## BEGIN Input

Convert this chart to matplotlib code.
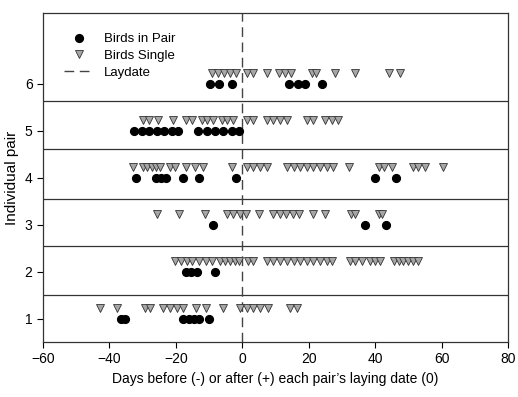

## END Input
## BEGIN Input

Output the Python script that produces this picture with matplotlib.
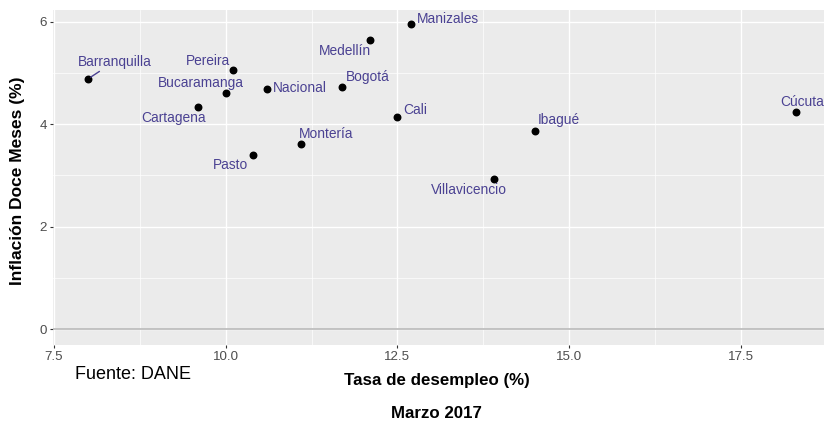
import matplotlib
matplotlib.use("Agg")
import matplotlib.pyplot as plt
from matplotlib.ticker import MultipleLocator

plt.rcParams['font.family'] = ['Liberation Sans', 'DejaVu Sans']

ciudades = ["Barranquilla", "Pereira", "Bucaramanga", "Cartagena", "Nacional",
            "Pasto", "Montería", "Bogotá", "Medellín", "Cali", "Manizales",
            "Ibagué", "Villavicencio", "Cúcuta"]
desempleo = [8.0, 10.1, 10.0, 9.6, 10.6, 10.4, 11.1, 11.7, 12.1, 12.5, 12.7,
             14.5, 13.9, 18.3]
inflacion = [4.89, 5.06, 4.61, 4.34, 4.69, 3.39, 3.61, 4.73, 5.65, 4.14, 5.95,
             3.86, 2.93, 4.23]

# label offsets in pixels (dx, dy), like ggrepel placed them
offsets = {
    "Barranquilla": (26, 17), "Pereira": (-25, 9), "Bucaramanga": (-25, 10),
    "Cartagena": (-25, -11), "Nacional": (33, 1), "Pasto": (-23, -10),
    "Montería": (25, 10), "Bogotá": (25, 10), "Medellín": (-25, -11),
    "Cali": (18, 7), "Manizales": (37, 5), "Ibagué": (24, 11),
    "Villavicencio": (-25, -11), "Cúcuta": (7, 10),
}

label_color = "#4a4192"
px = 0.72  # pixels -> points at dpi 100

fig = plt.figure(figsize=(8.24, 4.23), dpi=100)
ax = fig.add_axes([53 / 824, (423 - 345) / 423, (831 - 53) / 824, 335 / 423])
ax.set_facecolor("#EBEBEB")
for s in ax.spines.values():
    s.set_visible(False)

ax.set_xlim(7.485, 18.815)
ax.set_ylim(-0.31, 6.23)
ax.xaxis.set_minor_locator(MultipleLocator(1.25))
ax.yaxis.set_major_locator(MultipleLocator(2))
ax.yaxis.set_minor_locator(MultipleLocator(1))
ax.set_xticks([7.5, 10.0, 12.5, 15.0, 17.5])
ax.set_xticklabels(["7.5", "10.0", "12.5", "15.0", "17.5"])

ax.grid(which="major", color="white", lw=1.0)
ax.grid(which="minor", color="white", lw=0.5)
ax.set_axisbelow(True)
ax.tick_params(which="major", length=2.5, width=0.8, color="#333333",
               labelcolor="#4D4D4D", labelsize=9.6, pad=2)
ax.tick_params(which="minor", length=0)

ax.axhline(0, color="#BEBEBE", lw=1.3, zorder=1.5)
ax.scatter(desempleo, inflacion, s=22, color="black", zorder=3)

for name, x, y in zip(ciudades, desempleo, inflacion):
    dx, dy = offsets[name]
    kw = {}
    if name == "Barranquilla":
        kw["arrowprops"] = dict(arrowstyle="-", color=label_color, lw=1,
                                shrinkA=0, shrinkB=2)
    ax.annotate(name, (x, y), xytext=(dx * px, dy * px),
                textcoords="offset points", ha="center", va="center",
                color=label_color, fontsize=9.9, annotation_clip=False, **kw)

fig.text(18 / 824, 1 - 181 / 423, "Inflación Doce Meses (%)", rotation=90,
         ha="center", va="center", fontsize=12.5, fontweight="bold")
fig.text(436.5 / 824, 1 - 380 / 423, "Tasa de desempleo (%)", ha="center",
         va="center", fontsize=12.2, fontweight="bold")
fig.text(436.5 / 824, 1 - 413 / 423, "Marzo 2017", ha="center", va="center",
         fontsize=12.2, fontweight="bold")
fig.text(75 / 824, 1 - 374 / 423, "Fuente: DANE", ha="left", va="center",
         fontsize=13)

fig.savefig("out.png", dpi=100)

## END Input

• Brief:
Scan the data above and copy every line with "matplotlib" in it.

• Task answer:
Convert this chart to matplotlib code.
Output the Python script that produces this picture with matplotlib.
import matplotlib
matplotlib.use("Agg")
import matplotlib.pyplot as plt
from matplotlib.ticker import MultipleLocator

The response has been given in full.